Montag, 17. August 2015

"Der Susan Effekt" von Peter Høeg


 "Allen Menschen wohnt ein tiefer, instinktiver Trieb zur Aufrichtigkeit inne."

Es bleibt in Erinnerung ...

... die Story

Susan Svendsen ist nach einem Aufenthalt in Indien mit ihrer Familie nach Dänemark zurückgekehrt. Dort arbeitet die Dreiundvierzigjährige als Experimentalphysikerin.Wir lernen die Mitglieder der Familie als ausnehmend exzentrisch kennen. Alle vier agieren hochintelligent (auch schon die sechzehnjährigen Zwillinge) und die Eltern sind beauftragt, Informationen über eine sogenannte Zukunftskommission zu beschaffen, die fundamentale Forschungsergebnisse sichert und sich auf eine Evakuierung nach prophezeitem politischen und wirtschaftlichen Kollaps vorbereitet.
Susan vermag auf andere Menschen empathisch zuzugehen (was eher überrascht, da sie sich sonst als kühle, distanzierte Wissenschaftlerin gibt) und kann dazu bewegen, bereitwillig und aufrichtig zu plaudern. Sie gelangt so an wichtige Auskünfte und Gewillte, die ihr Türen öffnen, welche sonst geschlossen geblieben wären. Das nennt der Autor den "Susan Effekt".
Der Roman bedient sich einiger abstruser Vorkommnisse und die Happenings sind actiongeladen und leicht überzogen. Susan, Powerfrau mit Sexappeal, einem Kuhfuß in der Damenhandtasche und dem Wunsche, ihrem Peiniger mit dem Akkubohrer Terrassenschrauben in den Rücken zu jagen, ist manchmal nur schwer zu ertragen.

Susan erreicht nicht den Zauber von Fräulein Smilla. Bereits im Buchtitel fehlt er mir ...
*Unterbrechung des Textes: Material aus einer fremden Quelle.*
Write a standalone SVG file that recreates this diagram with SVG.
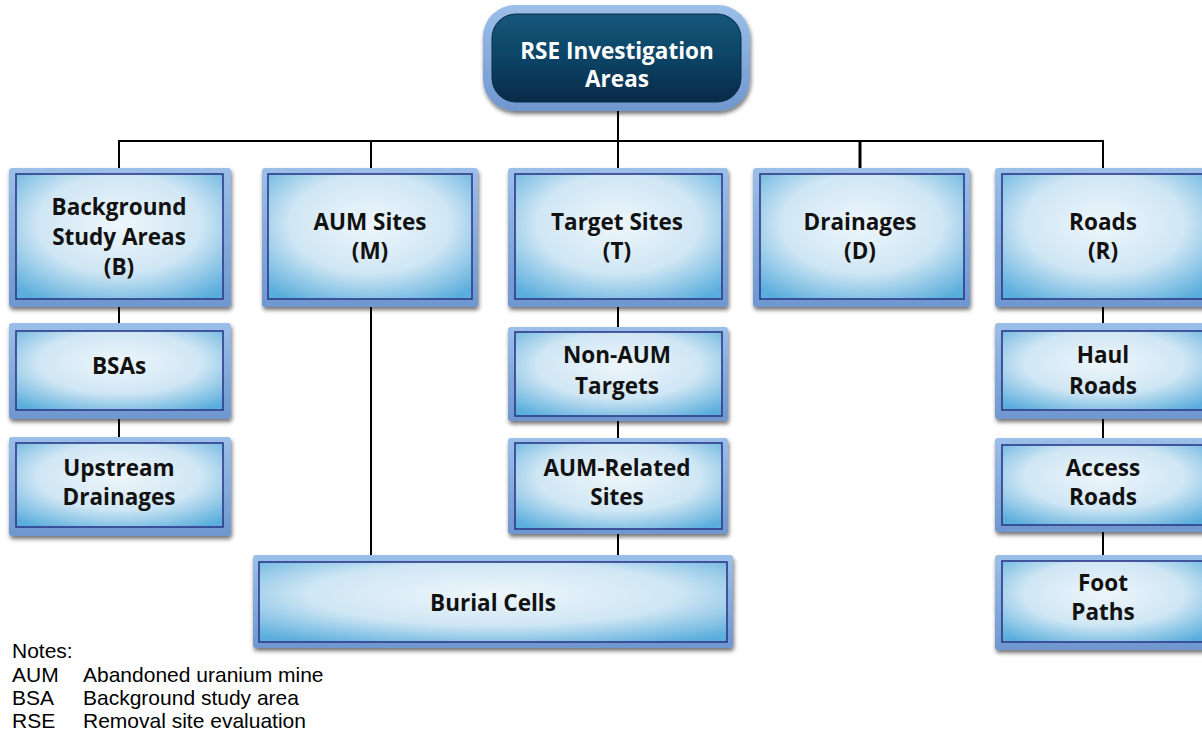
<svg xmlns="http://www.w3.org/2000/svg" width="1202" height="731" viewBox="0 0 1202 731">
<defs>
<radialGradient id="boxFill" cx="50%" cy="40%" r="72%">
<stop offset="0" stop-color="#eef6fb"/>
<stop offset="0.55" stop-color="#cfe6f4"/>
<stop offset="1" stop-color="#5aaddc"/>
</radialGradient>
<linearGradient id="topFill" x1="0" y1="0" x2="0" y2="1">
<stop offset="0" stop-color="#14577a"/>
<stop offset="0.5" stop-color="#0c4466"/>
<stop offset="1" stop-color="#082a47"/>
</linearGradient>
<linearGradient id="rimFill" x1="0" y1="0" x2="0" y2="1">
<stop offset="0" stop-color="#9cbfe9"/>
<stop offset="1" stop-color="#6f97cf"/>
</linearGradient>
<filter id="shadow" x="-10%" y="-10%" width="120%" height="130%">
<feGaussianBlur in="SourceAlpha" stdDeviation="2"/>
<feOffset dx="1" dy="3" result="b"/>
<feComponentTransfer><feFuncA type="linear" slope="0.55"/></feComponentTransfer>
<feMerge><feMergeNode/><feMergeNode in="SourceGraphic"/></feMerge>
</filter>
</defs>
<style>
.rim{fill:url(#rimFill);filter:url(#shadow);}
.inner{fill:url(#boxFill);stroke:#2c3a8a;stroke-width:1.6;}
.lbl{font-family:"Open Sans","DejaVu Sans",sans-serif;font-weight:bold;font-size:22.5px;fill:#111;text-anchor:middle;}
.top{font-family:"Open Sans","DejaVu Sans",sans-serif;font-weight:bold;font-size:22.5px;fill:#ffffff;text-anchor:middle;}
.conn{stroke:#000;stroke-width:2;fill:none;}
.note{font-family:"Liberation Sans",Arial,sans-serif;font-size:21px;fill:#000;}
</style>

<g id="connectors">
<line class="conn" x1="618" y1="108" x2="618" y2="141"/>
<line class="conn" x1="118" y1="141" x2="1104" y2="141"/>
<line class="conn" x1="119" y1="140" x2="119" y2="169"/>
<line class="conn" x1="371" y1="140" x2="371" y2="169"/>
<line class="conn" x1="618" y1="140" x2="618" y2="169"/>
<line class="conn" x1="860" y1="140" x2="860" y2="169" style="stroke-width:3"/>
<line class="conn" x1="1103" y1="140" x2="1103" y2="169"/>
<line class="conn" x1="119" y1="306" x2="119" y2="324"/>
<line class="conn" x1="119" y1="418" x2="119" y2="438"/>
<line class="conn" x1="371" y1="306" x2="371" y2="556"/>
<line class="conn" x1="618" y1="306" x2="618" y2="328"/>
<line class="conn" x1="618" y1="420" x2="618" y2="439"/>
<line class="conn" x1="618" y1="533" x2="618" y2="556"/>
<line class="conn" x1="1103" y1="306" x2="1103" y2="324"/>
<line class="conn" x1="1103" y1="418" x2="1103" y2="439"/>
<line class="conn" x1="1103" y1="531" x2="1103" y2="556"/>
</g>

<g id="node-rse">
<rect x="483" y="5" width="267" height="106" rx="32" fill="url(#rimFill)" filter="url(#shadow)"/>
<rect x="492" y="14" width="249" height="88" rx="24" fill="url(#topFill)" stroke="#0a2a44" stroke-width="1"/>
<text class="top" x="617" y="59">RSE Investigation</text>
<text class="top" x="617" y="87">Areas</text>
</g>

<g id="node-b">
<rect class="rim" x="9" y="168" width="222" height="139" rx="3"/>
<rect class="inner" x="16" y="174" width="207" height="125"/>
<text class="lbl" x="119" y="215">Background</text>
<text class="lbl" x="119" y="245">Study Areas</text>
<text class="lbl" x="119" y="275">(B)</text>
</g>

<g id="node-m">
<rect class="rim" x="262" y="168" width="216" height="139" rx="3"/>
<rect class="inner" x="268" y="174" width="204" height="125"/>
<text class="lbl" x="370" y="230">AUM Sites</text>
<text class="lbl" x="370" y="259">(M)</text>
</g>

<g id="node-t">
<rect class="rim" x="508" y="168" width="220" height="139" rx="3"/>
<rect class="inner" x="515" y="174" width="207" height="125"/>
<text class="lbl" x="617" y="230">Target Sites</text>
<text class="lbl" x="617" y="259">(T)</text>
</g>

<g id="node-d">
<rect class="rim" x="753" y="168" width="217" height="139" rx="3"/>
<rect class="inner" x="760" y="174" width="204" height="125"/>
<text class="lbl" x="860" y="230">Drainages</text>
<text class="lbl" x="860" y="259">(D)</text>
</g>

<g id="node-r">
<rect class="rim" x="995" y="168" width="217" height="139" rx="3"/>
<rect class="inner" x="1002" y="174" width="204" height="125"/>
<text class="lbl" x="1103" y="230">Roads</text>
<text class="lbl" x="1103" y="259">(R)</text>
</g>

<g id="node-bsas">
<rect class="rim" x="9" y="323" width="222" height="96" rx="3"/>
<rect class="inner" x="16" y="331" width="207" height="79"/>
<text class="lbl" x="119" y="374">BSAs</text>
</g>

<g id="node-upstream">
<rect class="rim" x="9" y="437" width="222" height="99" rx="3"/>
<rect class="inner" x="16" y="443" width="207" height="84"/>
<text class="lbl" x="119" y="476">Upstream</text>
<text class="lbl" x="119" y="505">Drainages</text>
</g>

<g id="node-nonaum">
<rect class="rim" x="508" y="327" width="220" height="94" rx="3"/>
<rect class="inner" x="515" y="332" width="207" height="84"/>
<text class="lbl" x="617" y="363">Non-AUM</text>
<text class="lbl" x="617" y="394">Targets</text>
</g>

<g id="node-aumrelated">
<rect class="rim" x="508" y="438" width="220" height="96" rx="3"/>
<rect class="inner" x="515" y="443" width="207" height="86"/>
<text class="lbl" x="617" y="476">AUM-Related</text>
<text class="lbl" x="617" y="505">Sites</text>
</g>

<g id="node-haul">
<rect class="rim" x="995" y="323" width="217" height="96" rx="3"/>
<rect class="inner" x="1002" y="331" width="204" height="79"/>
<text class="lbl" x="1103" y="363">Haul</text>
<text class="lbl" x="1103" y="394">Roads</text>
</g>

<g id="node-access">
<rect class="rim" x="995" y="438" width="217" height="94" rx="3"/>
<rect class="inner" x="1002" y="445" width="204" height="80"/>
<text class="lbl" x="1103" y="476">Access</text>
<text class="lbl" x="1103" y="505">Roads</text>
</g>

<g id="node-foot">
<rect class="rim" x="995" y="555" width="217" height="95" rx="3"/>
<rect class="inner" x="1002" y="561" width="204" height="81"/>
<text class="lbl" x="1103" y="591">Foot</text>
<text class="lbl" x="1103" y="620">Paths</text>
</g>

<g id="node-burial">
<rect class="rim" x="253" y="555" width="480" height="93" rx="3"/>
<rect class="inner" x="259" y="562" width="468" height="80"/>
<text class="lbl" x="493" y="611">Burial Cells</text>
</g>

<g id="notes">
<text class="note" x="12" y="658">Notes:</text>
<text class="note" x="12" y="682">AUM</text>
<text class="note" x="83" y="682">Abandoned uranium mine</text>
<text class="note" x="12" y="705">BSA</text>
<text class="note" x="83" y="705">Background study area</text>
<text class="note" x="12" y="728">RSE</text>
<text class="note" x="83" y="728">Removal site evaluation</text>
</g>
</svg>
Der Reiz liegt in psychologischen Einsprenkelungen, die Ruhe und Lebensweisheit in den Text zaubern.
Fast schon sanft erklingt eine gewisse Esoterik, die in krassem Gegensatz zur manchmal blutrünstigen Abschlachterei steht. Peter Hoeg schenkt auch der Physik viel Raum, lässt die Protagonistin Sachverhalte gerne von dieser Wissenschaft ableiten und schafft dabei faszinierende Gedankenexperimente.

... das bewegte Herz

Wenn Susan innehält und über das Leben nachdenkt. Darüberhinaus sind es oft die Dialoge, die mich bewegen. Die harte Susan mal ganz weich.

... ein Zitat

"Als ich selber klein war, hatte ich Angst, wenn der Schlaf sich näherte ... Die Angst hörte auf, als ich das periodische System verstand. Mehr ist dazu nicht zu sagen. Ich sah die Tafel mit den Grundstoffen und begriff sie unmittelbar. Sie war eine Garantie. Die Karte einer höheren Ordnung.
Das war es, was ich den Kindern zu geben versuchte. Zuerst las ich aus einem Kinderbuch vor, sie saßen rechts und links an meiner Seite. Dann löschte ich das Licht. Im Dunkeln erzählte ich eine letzte Geschichte. Sie handelte immer von Physik ... Ich wollte ihnen eine Brücke aus Ordnung und Regelmäßigkeit bauen, die in den Schlaf führt, ein Diagramm über das Einzige, auf das man sich verlassen kann."

... die Sprache

Intelligent und ansprechend. Transportiert viel Fachwissen aus dem Bereich der Physik und Biologie. Sehr schöne Sprache, gar poetisch, wenn Susan auf Sinnsuche ist.

... die Frage: lesen oder nicht lesen?

Wer es temporeich und etwas rabiat mag, dem möchte ich diese Lektüre empfehlen. Und wem es gefällt, auf ein paar Seiten philosophisch berührt zu werden ... es gibt eben auch wunderbare Stellen im Buch!